# Do All Alcoholics Leave Tips?



## 25rides7daysaweek (Nov 20, 2017)

This topic has been bugging me for a while. thought this would be an interesting issue to discuss. Anyway I used to be an active alcoholic and when I went out always gave my bartender a tip. I was never so broke I couldn't afford it and was taught when someone performed a personal service for me it was the proper thing to do. My thoughts on how this pertains to us is. The paxes in many cases dont have cars and are using our services so offen I think they forget we are performing a very personal service for them and should be given a tip for doing it. I'm betting they think about getting a ride is similar to the use of an escalator. So now the question we should be asking ourselves is, is there anything we can do about it and or how to fix it. I usually try to talk with them to remind them I'm not just an uber. I'm an individual person in my own car doing something specifically for them. What do you think?


----------



## Uberyouber (Jan 16, 2017)

I do !


----------



## Cableguynoe (Feb 14, 2017)

By alcoholics do you just mean people that are drinking?

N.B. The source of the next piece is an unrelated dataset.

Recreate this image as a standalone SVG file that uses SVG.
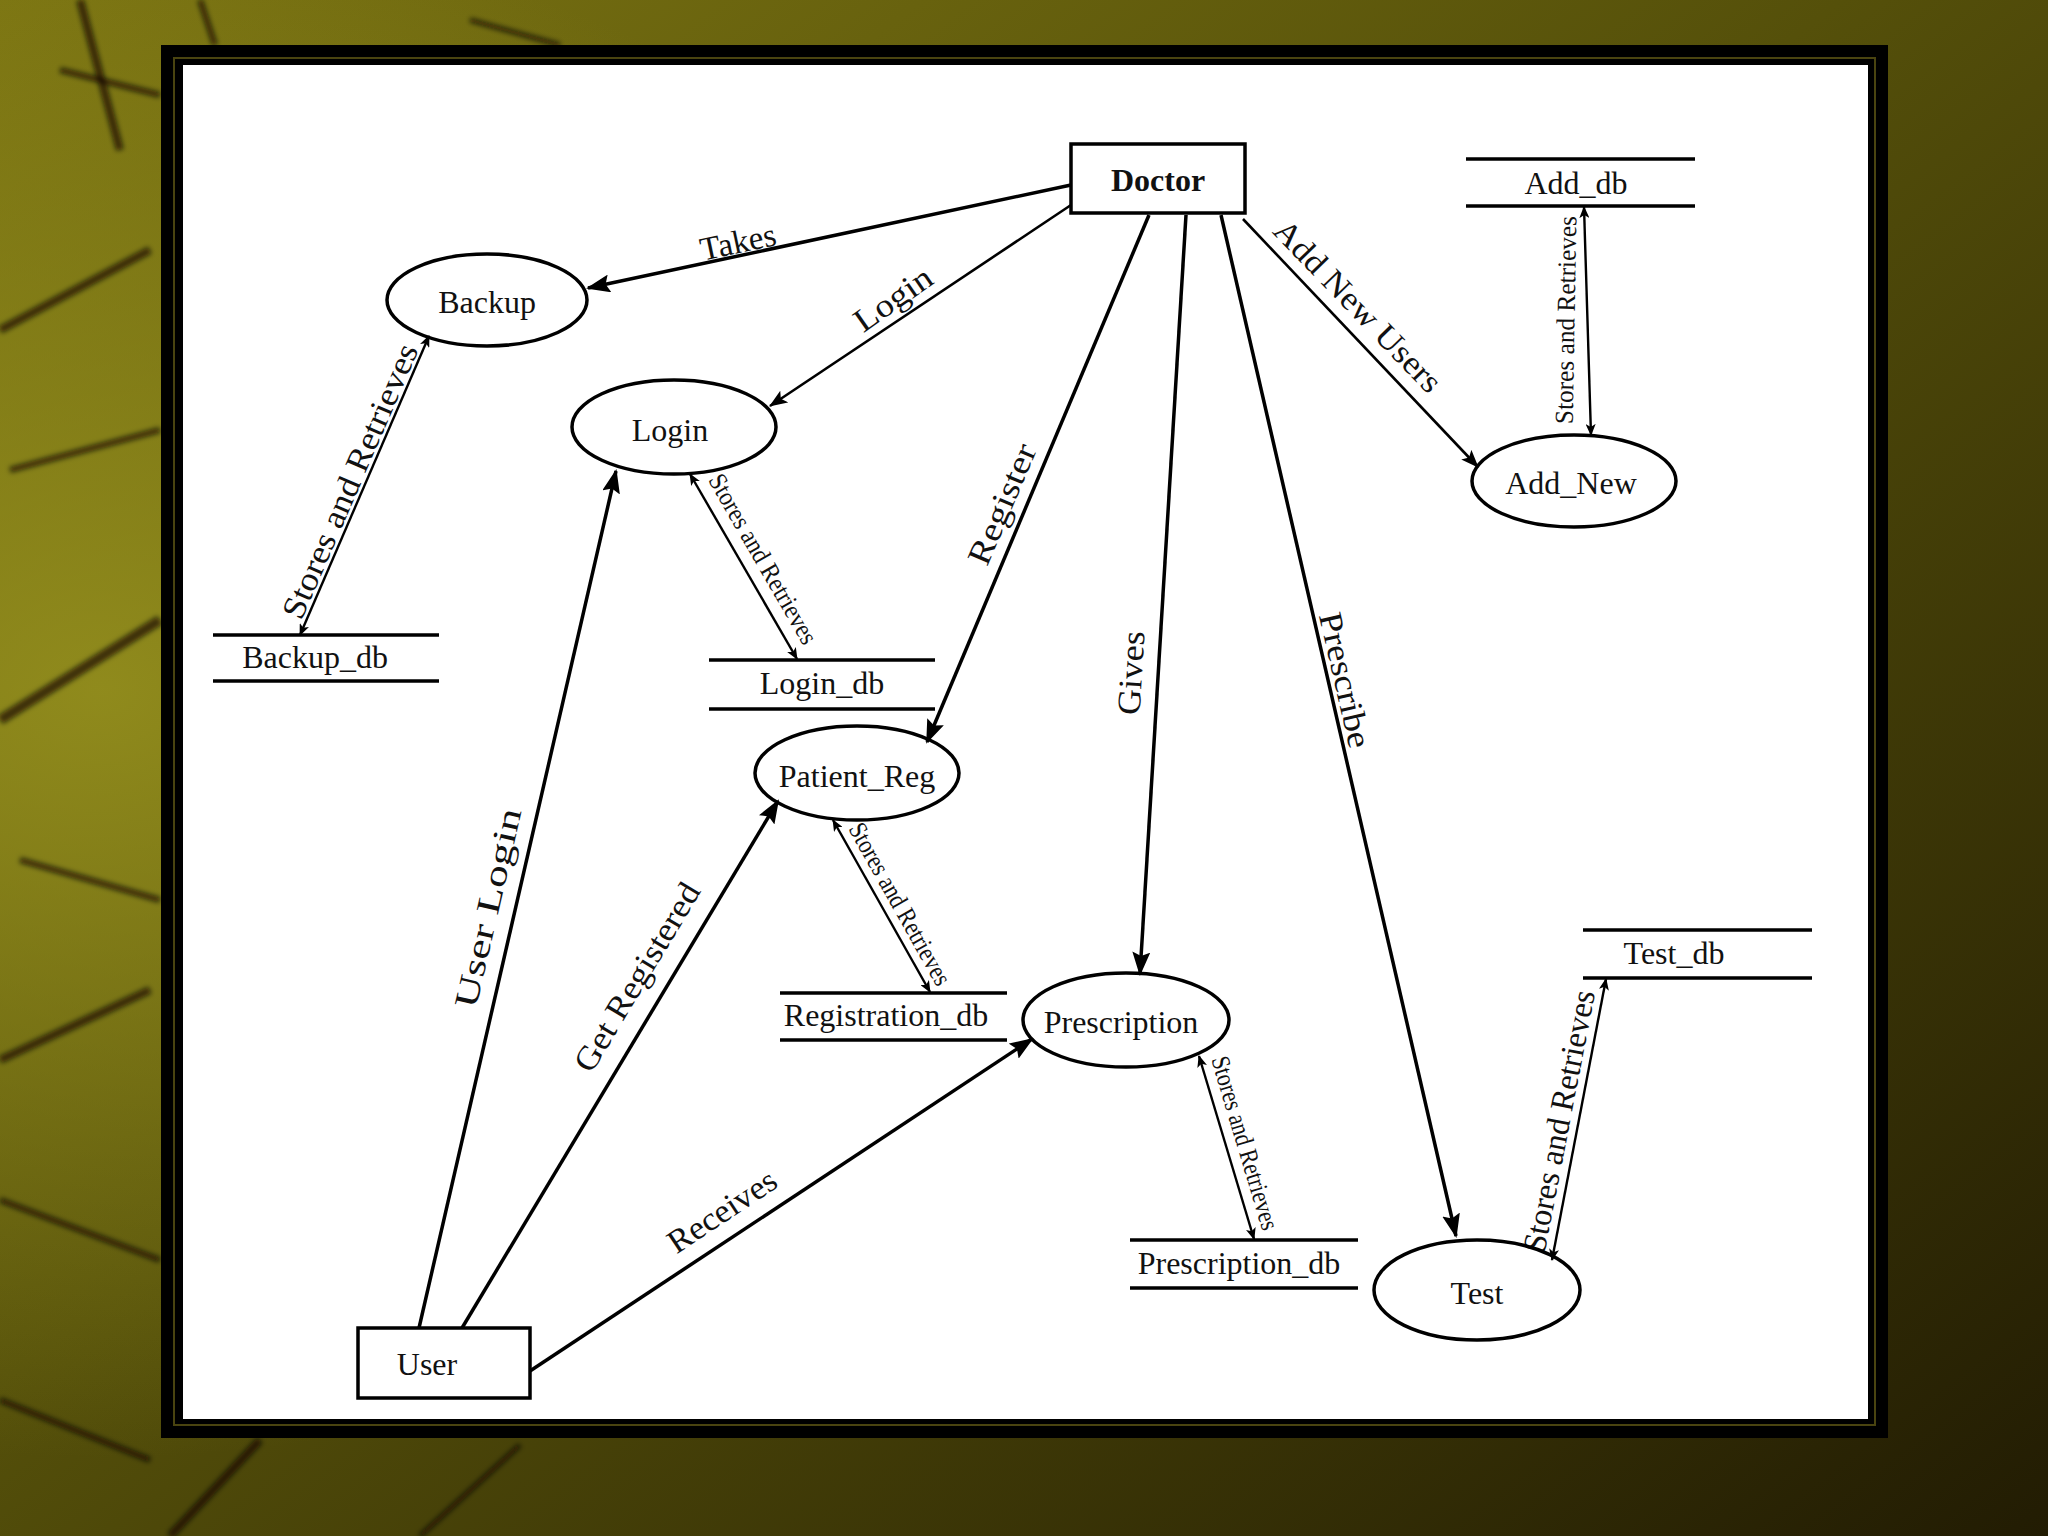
<svg xmlns="http://www.w3.org/2000/svg" width="2048" height="1536" viewBox="0 0 2048 1536">
<defs>
<linearGradient id="bg" x1="0" y1="0" x2="1" y2="1">
<stop offset="0" stop-color="#7b7412"/>
<stop offset="0.45" stop-color="#55500a"/>
<stop offset="1" stop-color="#221c03"/>
</linearGradient>
<radialGradient id="glow" cx="0.05" cy="0.45" r="0.5">
<stop offset="0" stop-color="#9a9520" stop-opacity="0.8"/>
<stop offset="1" stop-color="#9a9520" stop-opacity="0"/>
</radialGradient>
<filter id="soft" x="-10%" y="-10%" width="120%" height="120%">
<feGaussianBlur stdDeviation="2.5"/>
</filter>
<marker id="ah" markerUnits="userSpaceOnUse" markerWidth="24" markerHeight="18" refX="22" refY="9" orient="auto">
<path d="M0,0 L24,9 L0,18 L4,9 z" fill="#000"/>
</marker>
<marker id="ahm" markerUnits="userSpaceOnUse" markerWidth="18" markerHeight="14" refX="17" refY="7" orient="auto">
<path d="M0,0 L18,7 L0,14 L4,7 z" fill="#000"/>
</marker>
<marker id="as" markerUnits="userSpaceOnUse" markerWidth="12" markerHeight="10" refX="11" refY="5" orient="auto-start-reverse">
<path d="M0,0 L12,5 L0,10 L3,5 z" fill="#000"/>
</marker>
<style>
.t{font-family:"Liberation Serif","Times New Roman",serif;fill:#111;text-anchor:middle;dominant-baseline:central}
.n{font-size:32px}
.b{font-weight:bold}
.l{font-size:33px}
.s{font-size:26px}
.sh{fill:none;stroke:#000;stroke-width:3.5}
.db{stroke:#000;stroke-width:3.5}
.c{fill:none;stroke:#000;stroke-width:3.5}
.cm{fill:none;stroke:#000;stroke-width:2.6}
.cs{fill:none;stroke:#000;stroke-width:2.4}
.st{stroke:#0a0800;stroke-opacity:0.65;fill:none}
</style>
</defs>
<rect width="2048" height="1536" fill="url(#bg)"/>
<rect width="2048" height="1536" fill="url(#glow)"/>
<g id="streaks" filter="url(#soft)">
<path class="st" stroke-width="8" d="M0,330 L150,250"/>
<path class="st" stroke-width="6" d="M10,470 L160,430"/>
<path class="st" stroke-width="10" d="M0,720 L160,620"/>
<path class="st" stroke-width="6" d="M20,860 L160,900"/>
<path class="st" stroke-width="8" d="M0,1060 L150,990"/>
<path class="st" stroke-width="6" d="M0,1200 L160,1260"/>
<path class="st" stroke-width="8" d="M80,0 L120,150"/>
<path class="st" stroke-width="6" d="M200,0 L215,45"/>
<path class="st" stroke-width="6" d="M60,70 L160,95"/>
<path class="st" stroke-width="5" d="M470,20 L560,45"/>
<path class="st" stroke-width="6" d="M0,1400 L150,1460"/>
<path class="st" stroke-width="8" d="M170,1536 L260,1440"/>
<path class="st" stroke-width="5" d="M420,1536 L520,1445"/>
</g>
<g id="frame">
<rect x="161" y="45" width="1727" height="1393" fill="#000"/>
<rect x="174" y="58" width="1701" height="1367" fill="none" stroke="#4a4410" stroke-width="2"/>
<rect x="183" y="65" width="1685" height="1354" fill="#fff"/>
</g>
<g id="connectors">
<line class="c" x1="1071" y1="185" x2="588" y2="288" marker-end="url(#ah)"/>
<line class="cm" x1="1071" y1="205" x2="770" y2="406" marker-end="url(#ahm)"/>
<line class="c" x1="1149" y1="215" x2="927" y2="742" marker-end="url(#ah)"/>
<line class="c" x1="1186" y1="215" x2="1140" y2="974" marker-end="url(#ah)"/>
<line class="c" x1="1221" y1="215" x2="1456" y2="1236" marker-end="url(#ah)"/>
<line class="cm" x1="1243" y1="219" x2="1478" y2="467" marker-end="url(#ahm)"/>
<line class="c" x1="419" y1="1328" x2="616" y2="471" marker-end="url(#ah)"/>
<line class="c" x1="462" y1="1328" x2="778" y2="801" marker-end="url(#ah)"/>
<line class="c" x1="530" y1="1371" x2="1032" y2="1039" marker-end="url(#ah)"/>
<line class="cs" x1="429" y1="336" x2="300" y2="635" marker-start="url(#as)" marker-end="url(#as)"/>
<line class="cs" x1="690" y1="474" x2="797" y2="659" marker-start="url(#as)" marker-end="url(#as)"/>
<line class="cs" x1="1584" y1="207" x2="1591" y2="435" marker-start="url(#as)" marker-end="url(#as)"/>
<line class="cs" x1="833" y1="820" x2="930" y2="992" marker-start="url(#as)" marker-end="url(#as)"/>
<line class="cs" x1="1199" y1="1056" x2="1254" y2="1239" marker-start="url(#as)" marker-end="url(#as)"/>
<line class="cs" x1="1552" y1="1260" x2="1606" y2="979" marker-start="url(#as)" marker-end="url(#as)"/>
<g id="labels">
<text class="t l" x="738" y="242" transform="rotate(-12 738 242)">Takes</text>
<text class="t l" x="893" y="299" transform="rotate(-35 893 299)" textLength="88" lengthAdjust="spacingAndGlyphs">Login</text>
<text class="t l" x="1002" y="504" transform="rotate(-67 1002 504)" textLength="128" lengthAdjust="spacingAndGlyphs">Register</text>
<text class="t l" x="1131" y="673" transform="rotate(-86.5 1131 673)" textLength="84" lengthAdjust="spacingAndGlyphs">Gives</text>
<text class="t l" x="1345" y="680" transform="rotate(77 1345 680)" textLength="138" lengthAdjust="spacingAndGlyphs">Prescribe</text>
<text class="t l" x="1358" y="306" transform="rotate(46 1358 306)" textLength="226" lengthAdjust="spacingAndGlyphs">Add New Users</text>
<text class="t l" x="488" y="908" transform="rotate(-77 488 908)" textLength="204" lengthAdjust="spacingAndGlyphs">User Login</text>
<text class="t l" x="637" y="977" transform="rotate(-59 637 977)" textLength="214" lengthAdjust="spacingAndGlyphs">Get Registered</text>
<text class="t l" x="722" y="1211" transform="rotate(-33.6 722 1211)" textLength="124" lengthAdjust="spacingAndGlyphs">Receives</text>
<text class="t l" x="350" y="481" transform="rotate(-66.6 350 481)" textLength="296" lengthAdjust="spacingAndGlyphs">Stores and Retrieves</text>
<text class="t s" x="763" y="559" transform="rotate(60 763 559)" textLength="192" lengthAdjust="spacingAndGlyphs">Stores and Retrieves</text>
<text class="t s" x="1566" y="320" transform="rotate(-89 1566 320)" textLength="208" lengthAdjust="spacingAndGlyphs">Stores and Retrieves</text>
<text class="t s" x="900" y="904" transform="rotate(60.7 900 904)" textLength="182" lengthAdjust="spacingAndGlyphs">Stores and Retrieves</text>
<text class="t s" x="1245" y="1143" transform="rotate(73.4 1245 1143)" textLength="180" lengthAdjust="spacingAndGlyphs">Stores and Retrieves</text>
<text class="t l" x="1559" y="1121" transform="rotate(-79 1559 1121)" textLength="266" lengthAdjust="spacingAndGlyphs">Stores and Retrieves</text>
</g>
</g>
<g id="doctor">
<rect class="sh" x="1071" y="144" width="174" height="69" fill="#fff"/>
<text class="t n b" x="1158" y="180">Doctor</text>
</g>
<g id="user">
<rect class="sh" x="358" y="1328" width="172" height="70" fill="#fff"/>
<text class="t n" x="427" y="1364">User</text>
</g>
<g id="backup">
<ellipse class="sh" cx="487" cy="300" rx="100" ry="46"/>
<text class="t n" x="487" y="302">Backup</text>
</g>
<g id="login">
<ellipse class="sh" cx="674" cy="427" rx="102" ry="47"/>
<text class="t n" x="670" y="430">Login</text>
</g>
<g id="add_new">
<ellipse class="sh" cx="1574" cy="481" rx="102" ry="46"/>
<text class="t n" x="1571" y="483">Add_New</text>
</g>
<g id="patient_reg">
<ellipse class="sh" cx="857" cy="773" rx="102" ry="47"/>
<text class="t n" x="857" y="776">Patient_Reg</text>
</g>
<g id="prescription">
<ellipse class="sh" cx="1126" cy="1020" rx="103" ry="47"/>
<text class="t n" x="1121" y="1022">Prescription</text>
</g>
<g id="test">
<ellipse class="sh" cx="1477" cy="1290" rx="103" ry="50"/>
<text class="t n" x="1477" y="1293">Test</text>
</g>
<g id="add_db">
<line class="db" x1="1466" y1="159" x2="1695" y2="159"/>
<line class="db" x1="1466" y1="206" x2="1695" y2="206"/>
<text class="t n" x="1576" y="183">Add_db</text>
</g>
<g id="backup_db">
<line class="db" x1="213" y1="635" x2="439" y2="635"/>
<line class="db" x1="213" y1="681" x2="439" y2="681"/>
<text class="t n" x="315" y="657">Backup_db</text>
</g>
<g id="login_db">
<line class="db" x1="709" y1="660" x2="935" y2="660"/>
<line class="db" x1="709" y1="709" x2="935" y2="709"/>
<text class="t n" x="822" y="683">Login_db</text>
</g>
<g id="registration_db">
<line class="db" x1="780" y1="993" x2="1007" y2="993"/>
<line class="db" x1="780" y1="1040" x2="1007" y2="1040"/>
<text class="t n" x="886" y="1015">Registration_db</text>
</g>
<g id="test_db">
<line class="db" x1="1583" y1="930" x2="1812" y2="930"/>
<line class="db" x1="1583" y1="978" x2="1812" y2="978"/>
<text class="t n" x="1674" y="953">Test_db</text>
</g>
<g id="prescription_db">
<line class="db" x1="1130" y1="1240" x2="1358" y2="1240"/>
<line class="db" x1="1130" y1="1288" x2="1358" y2="1288"/>
<text class="t n" x="1239" y="1263">Prescription_db</text>
</g>
</svg>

I’m my experience, the real alcoholics just drive themselves home.


----------



## FLKeys (Dec 27, 2018)

I would estimate half the drunks I pick up tip so I would say drunks tip better since my average tip percentage is 34% for 2018. I have one drunk in particular that I pick up often. He tips well so I am always happy to see his name come up on the Lyft ping. If I'm real lucky I get him going to the bar and coming home from the bar.


----------



## TomTheAnt (Jan 1, 2019)

Haven't figured yet who the alcoholics are, but tips from drunks are hit and miss. Having two pretty sizable colleges in town doesn't help a whole lot. Majority of drunk millennial college kids haven't figured out the art of tipping yet. 

Older drunk people do tend to give pretty nice tips, though.


----------



## FLKeys (Dec 27, 2018)

Generally I don't have to deal with college drunks. We will see what happens this coming spring break. I know restaurant servers hate them because they don't tip so I am guessing it will be the same with ride-share.


----------